On July 7, 2011, police in Houston, Texas arrested 20-year-old Yareli Sanchez for engaging in prostitution.
On August 8, 2011, Sanchez pled guilty in Harris County Criminal District Court to a misdemeanor charge of prostitution. She was sentenced to 10 days in the Harris County Jail.
In 2015, prosecutors in the human trafficking division of the Harris County District Attorney’s Office joined with an attorney for Sanchez to file a state petition for a writ of habeas corpus to set aside the conviction.
The petition said that Sanchez was 5 years old when her mother brought her to the U.S. from Mexico. Sanchez, in a sworn affidavit described her childhood with a mother worked at bars, came home drunk and had many boyfriends who some of who abused Sanchez sexually and physically.
Sanchez ran away from home at age 14 to live with a friend, but got kicked out when her friend’s mother learned she was a runaway. By that time, Sanchez had met a man named Carlos who invited her to live with him. Carlos was a pimp and had several women working as prostitutes and ultimately forced Sanchez to do so as well.
“If I refused to do what he asked, he would beat me,” Sanchez said in the affidavit. “He would take any money I made.”
At age 15, Sanchez became pregnant. When her son was born, he was put in the custody of the Texas Department of Child Protective Services and Sanchez was placed in a foster home. “I became tired of being placed with family after family after being separated from my son,” Sanchez said. “I ran away when I was 17.”
She said she returned to her old circle of friends and ran into Carlos, who forced her to return to work for him. “Carlos made me work for him,” she said. “I did not have a home and I was desperate. I also was afraid that he would hurt me if I did not work for him.”
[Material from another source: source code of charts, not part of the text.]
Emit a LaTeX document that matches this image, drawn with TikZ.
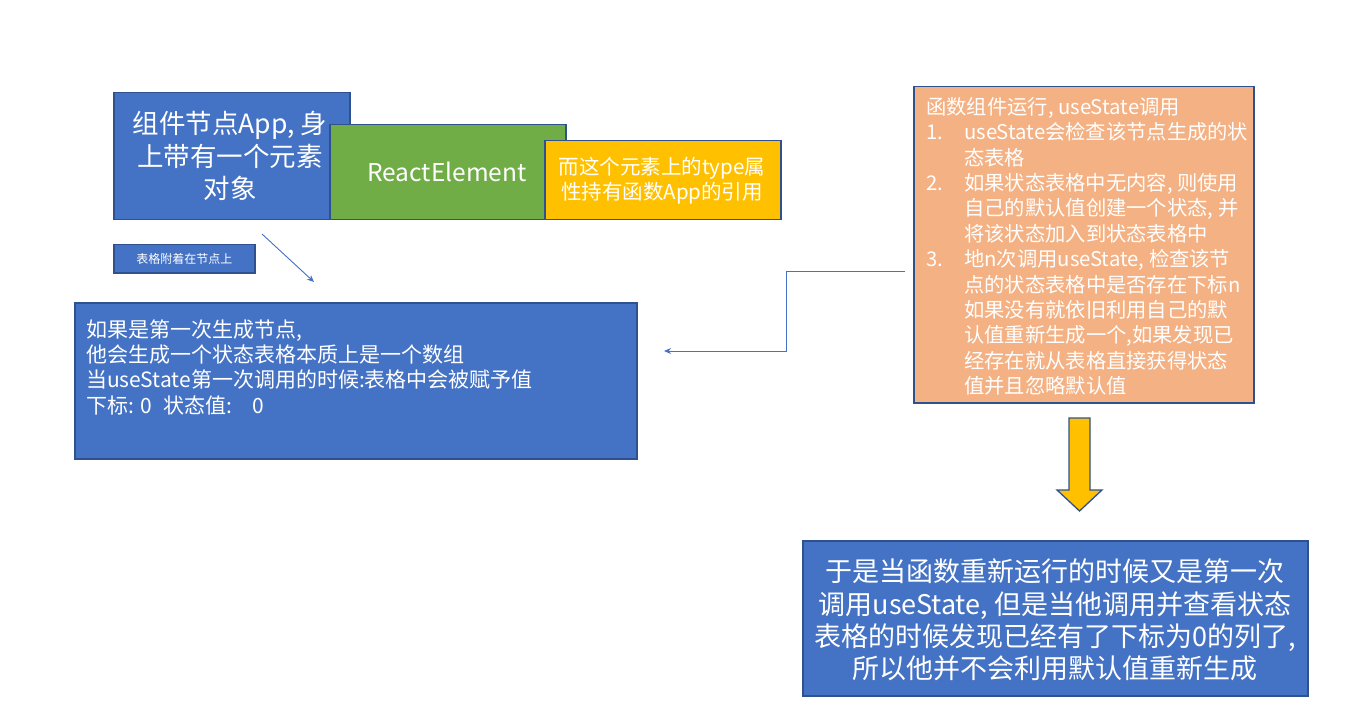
\documentclass[tikz,border=0pt]{standalone}
\usepackage{fontspec}
\setmainfont{Noto Sans CJK SC}
\usetikzlibrary{arrows.meta}
\definecolor{pblue}{HTML}{4472C4}
\definecolor{pborder}{HTML}{2F528F}
\definecolor{pgreen}{HTML}{70AD47}
\definecolor{pyellow}{HTML}{FFC000}
\definecolor{porange}{HTML}{F4B183}
\begin{document}
\begin{tikzpicture}[x=1pt,y=-1pt,
  box/.style={draw=pborder,line width=1.5pt,anchor=north west,inner sep=0pt},
  txt/.style={text=white,inner sep=0pt},
  conn/.style={draw=pblue,line width=0.9pt},
  tip/.style={-{Stealth[length=7pt,width=6pt]}}]
\useasboundingbox[fill=white] (0,0) rectangle (1359,719);

% top row of boxes
\node[box,fill=pblue,minimum width=236pt,minimum height=127pt] (app) at (113,92) {};
\node[txt,align=center,font=\fontsize{26.5}{32.5}\selectfont] (apptext) at (230,156) {组件节点App, 身\\上带有一个元素\\对象};
\node[box,fill=pgreen,minimum width=236pt,minimum height=95pt] (elem) at (329,124) {};
\node[txt,font=\fontsize{24.5}{30}\selectfont] (elemtext) at (447,172) {ReactElement};
\node[box,fill=pyellow,minimum width=236pt,minimum height=79pt] (type) at (544,140) {};
\node[txt,align=center,font=\fontsize{20.5}{25}\selectfont] (typetext) at (662,181) {而这个元素上的type属\\性持有函数App的引用};

% small label
\node[box,fill=pblue,minimum width=141pt,minimum height=28pt] (lbl) at (113,244) {};
\node[txt,font=\fontsize{12}{14}\selectfont] (lbltext) at (lbl.center) {表格附着在节点上};

% diagonal arrow
\coordinate (d1) at (262,234);
\coordinate (d2) at (314,282);
\draw[conn,tip] (d1) -- (d2);

% big blue box
\node[box,fill=pblue,minimum width=562pt,minimum height=156pt] (table) at (74,302) {};
\node[txt,anchor=north west,align=left,font=\fontsize{21}{25.2}\selectfont] (tabletext) at (86,319.5)
 {如果是第一次生成节点,\\他会生成一个状态表格本质上是一个数组\\当useState第一次调用的时候:表格中会被赋予值\\下标: 0\hspace{12pt}状态值:\hspace{20pt}0};

% orange box
\node[box,fill=porange,minimum width=340pt,minimum height=316pt] (run) at (913,86) {};
\node[txt,anchor=north west,align=left,font=\fontsize{20.3}{25.4}\selectfont] (runtext) at (926,97)
 {函数组件运行, useState调用\\
  \makebox[38pt][l]{1.}useState会检查该节点生成的状\\
  \makebox[38pt][l]{}态表格\\
  \makebox[38pt][l]{2.}如果状态表格中无内容, 则使用\\
  \makebox[38pt][l]{}自己的默认值创建一个状态, 并\\
  \makebox[38pt][l]{}将该状态加入到状态表格中\\
  \makebox[38pt][l]{3.}地n次调用useState, 检查该节\\
  \makebox[38pt][l]{}点的状态表格中是否存在下标n\\
  \makebox[38pt][l]{}如果没有就依旧利用自己的默\\
  \makebox[38pt][l]{}认值重新生成一个,如果发现已\\
  \makebox[38pt][l]{}经存在就从表格直接获得状态\\
  \makebox[38pt][l]{}值并且忽略默认值};

% elbow connector from orange box to big blue box
\coordinate (e1) at (786,271);
\coordinate (e2) at (786,351);
\coordinate (e3) at (664,351);
\draw[conn,tip] ([xshift=-8pt]run.west |- e1) -- (e1) -- (e2) -- (e3);

% yellow block arrow
\filldraw[fill=pyellow,draw=pborder,line width=1.3pt,line join=miter]
  (1069,418) -- (1090,418) -- (1090,490) -- (1102,490) -- (1079.5,511)
  -- (1057,490) -- (1069,490) -- cycle;

% bottom box
\node[box,fill=pblue,minimum width=505pt,minimum height=155pt] (result) at (802,540) {};
\node[txt,align=center,font=\fontsize{27}{32.4}\selectfont] (resulttext) at (1055,620)
 {于是当函数重新运行的时候又是第一次\\调用useState, 但是当他调用并查看状态\\表格的时候发现已经有了下标为0的列了,\\所以他并不会利用默认值重新生成};
\end{tikzpicture}
\end{document}
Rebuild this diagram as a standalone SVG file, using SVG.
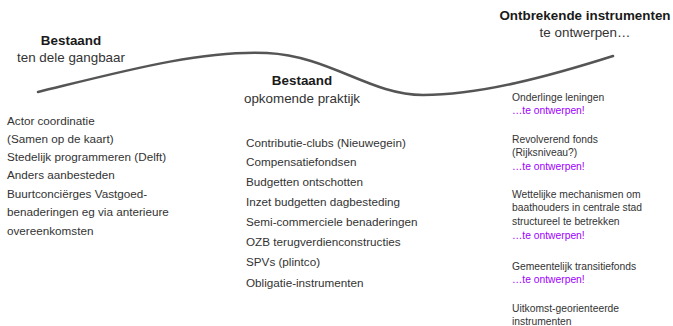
<svg xmlns="http://www.w3.org/2000/svg" width="673" height="326" viewBox="0 0 673 326">
<style>
text{font-family:"Liberation Sans",Arial,sans-serif;fill:#333}
.h{font-size:13.4px;font-weight:bold;fill:#1a1a1a;text-anchor:middle}
.s{font-size:13.4px;fill:#333;text-anchor:middle}
.l{font-size:11.7px}
.r{font-size:10.3px}
.p{fill:#9d00ff}
</style>
<rect width="673" height="326" fill="#fff"/>
<g id="connectors">
<path d="M38,92 C120,72 200,50 267,53 C330,56 370,95 423,95 C480,95 550,76 613,56" fill="none" stroke="#555" stroke-width="2.5" stroke-linecap="round"/>
</g>
<g id="node-bestaand-gangbaar">
<text class="h" x="71" y="45">Bestaand</text>
<text class="s" x="71" y="62">ten dele gangbaar</text>
<text class="l" x="7" y="125">Actor coordinatie</text>
<text class="l" x="7" y="143">(Samen op de kaart)</text>
<text class="l" x="7" y="161">Stedelijk programmeren (Delft)</text>
<text class="l" x="7" y="179">Anders aanbesteden</text>
<text class="l" x="7" y="198">Buurtconciërges Vastgoed-</text>
<text class="l" x="7" y="216">benaderingen eg via anterieure</text>
<text class="l" x="7" y="235">overeenkomsten</text>
</g>
<g id="node-bestaand-opkomend">
<text class="h" x="302" y="85">Bestaand</text>
<text class="s" x="302" y="103">opkomende praktijk</text>
<text class="l" x="246" y="147">Contributie-clubs (Nieuwegein)</text>
<text class="l" x="246" y="166">Compensatiefondsen</text>
<text class="l" x="246" y="186">Budgetten ontschotten</text>
<text class="l" x="246" y="206">Inzet budgetten dagbesteding</text>
<text class="l" x="246" y="226">Semi-commerciele benaderingen</text>
<text class="l" x="246" y="246">OZB terugverdienconstructies</text>
<text class="l" x="246" y="266">SPVs (plintco)</text>
<text class="l" x="246" y="287">Obligatie-instrumenten</text>
</g>
<g id="node-ontbrekend">
<text class="h" x="585" y="20">Ontbrekende instrumenten</text>
<text class="s" x="585" y="37">te ontwerpen…</text>
<text class="r" x="512" y="101">Onderlinge leningen</text>
<text class="r p" x="512" y="114">…te ontwerpen!</text>
<text class="r" x="512" y="143">Revolverend fonds</text>
<text class="r" x="512" y="156">(Rijksniveau?)</text>
<text class="r p" x="512" y="170">…te ontwerpen!</text>
<text class="r" x="512" y="198">Wettelijke mechanismen om</text>
<text class="r" x="512" y="211">baathouders in centrale stad</text>
<text class="r" x="512" y="225">structureel te betrekken</text>
<text class="r p" x="512" y="239">…te ontwerpen!</text>
<text class="r" x="512" y="270">Gemeentelijk transitiefonds</text>
<text class="r p" x="512" y="283">…te ontwerpen!</text>
<text class="r" x="512" y="312">Uitkomst-georienteerde</text>
<text class="r" x="512" y="325">instrumenten</text>
</g>
</svg>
Sanchez said that in 2011 when she was arrested, she felt she had no choice but to plead guilty.
The petition filed on Sanchez’s behalf said that Sanchez’s attorney never told her that she could raise a defense of duress because Carlos forced her to work as a prostitute. “Had the State been aware that (Sanchez) was the victim of compelled prostitution, the State would not have prosecuted (Sanchez),” the petition said.
The petition was granted on December 30, 2015 and Sanchez’s conviction was vacated. The prosecution then dismissed the charge.